Bangkok, Thailand is under water. In perhaps the world’s worst flooding to devastate such a large city in modern times, Bangkok is home to ten million citizens and has an additional ten million people outside city limits.
The Chao Praya river drives down the middle of Bangkok and is supported by dikes and drainage canals for rainy seasons. But this month, the river is eight feet above normal, and while dikes have not failed, flooding has caused most residents to leave the city.
The human tragedy of such a flood aside, what’s occurring in Thailand is on just about every global CEO’s radar screen. And that’s because Bangkok is a crucial link in many high tech supply chains.
David Pilling of the Financial Times notes that companies such as Mazda, Toyota and Toshiba all have suppliers and factories in Thailand. And Honda’s Thai assembly plant, which traditionally manufactures 250,000 cars a year, has been shut down for three weeks.
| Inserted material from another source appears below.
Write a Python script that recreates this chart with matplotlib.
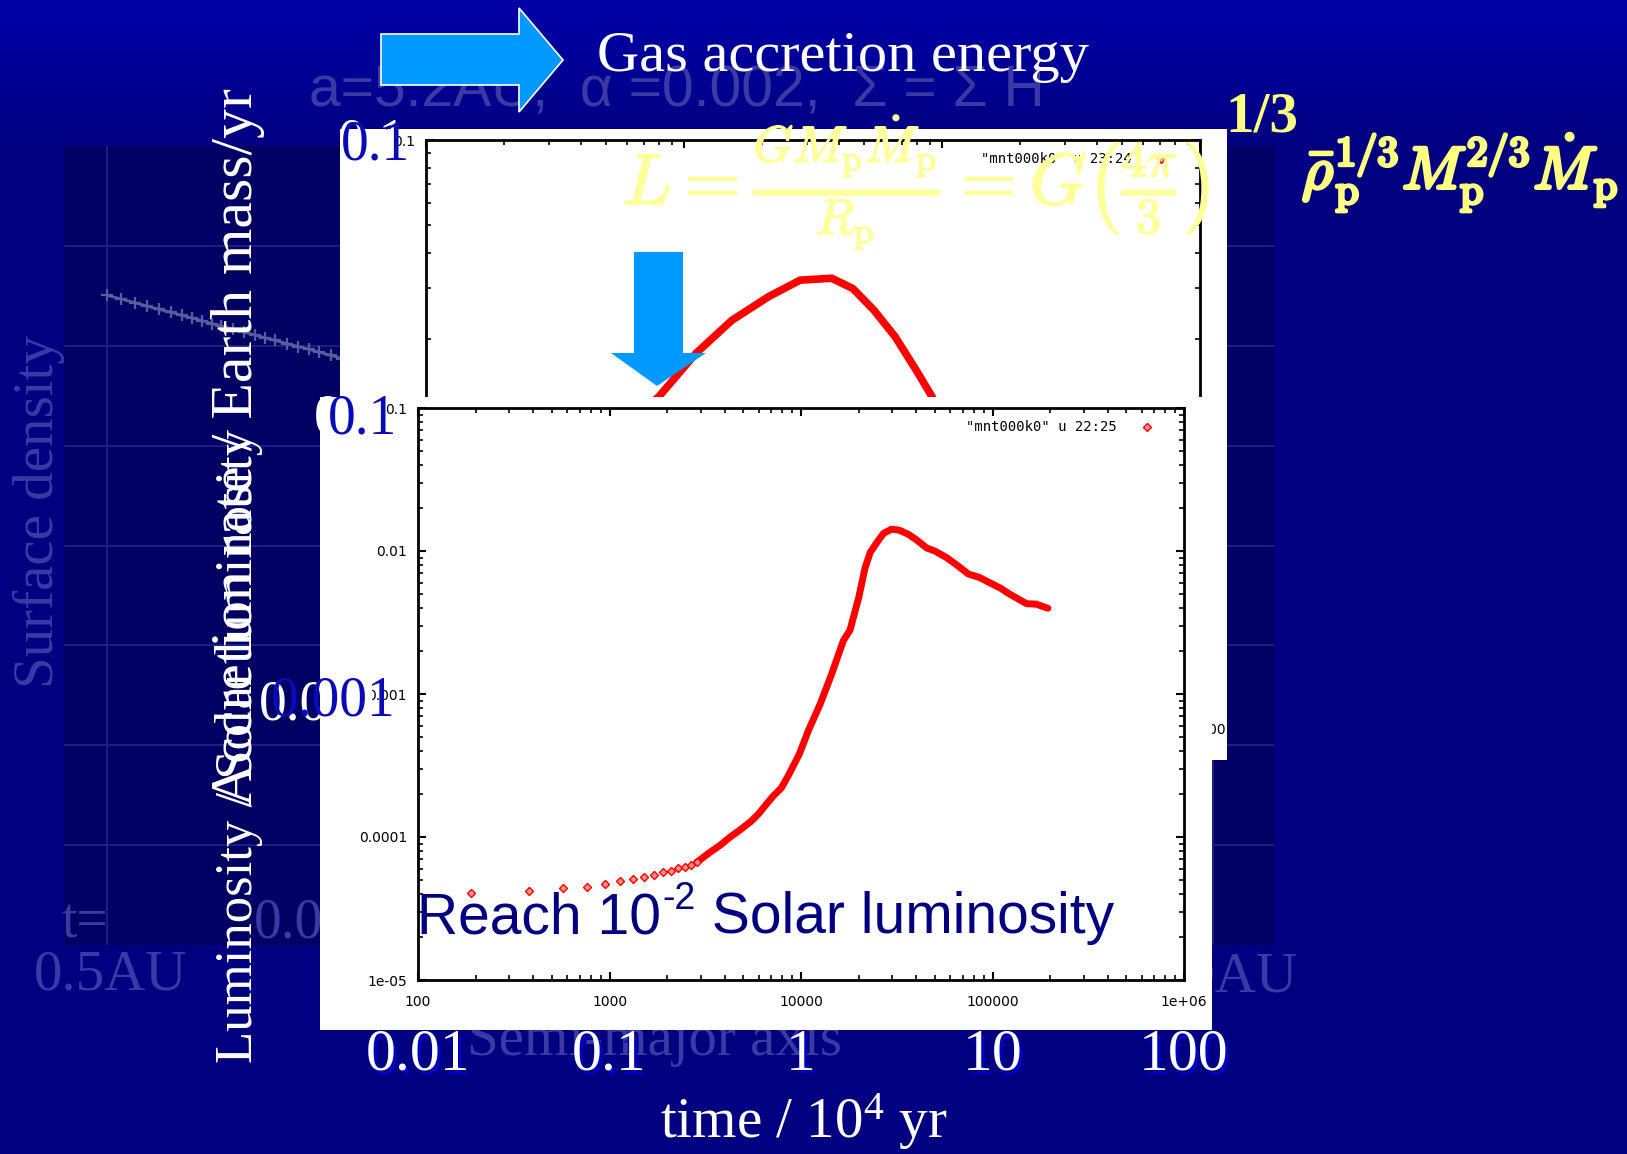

With such interconnected and complex supply chains, sometimes spanning many countries, Pilling says these links are “prone to strain, particularly when paired with the just-in-time practices pioneered by Japan.”
Many supply chain gurus push companies to optimize inventory practices, adopt just-in-time strategies, and reduce redundancy wherever possible. And in “normal times” this approach makes sense. However, when disaster strikes, manufacturers are discovering their thin margins for error are in fact, leaner than they should be.
Nassim Taleb, author of The Black Swan, and professor of Risk Engineering at New York University is no stranger to interlocking fragility. He says most business professionals assume we live in a world of mild randomness, where events don’t stray far from the mean.
Taleb argues the opposite, that in fact, because of tightly coupled financial and consumer markets (much less recurring natural disasters) we live in periods of wild randomness where small probability events carry large impacts (i.e. Black Swans).
These extreme events—Thai flooding or Fukushima disaster, for example, are shutting down entire supply chains for weeks and even months, causing hundreds of millions in lost profit opportunities.
A solution proposed by Dr. Taleb and others is to build a robust system (in this case supply chain) with redundancies and disaster recovery processes to properly manage extreme event risk.
And while some experts argue redundancy adds costs to already paper thin margins, there are surely costs to not supplying markets with needed product because an unforeseen event has silenced your supply chain.
Bob Lutz, former vice chairman of General Motors says it best; “Running your procurement purely on a short term, point in time, cost minimization model is like shopping for rock bottom home insurance.
It looks real smart until your house burns down.” He goes on to say; “What happens when ‘just in time’ is ‘just plain late’”?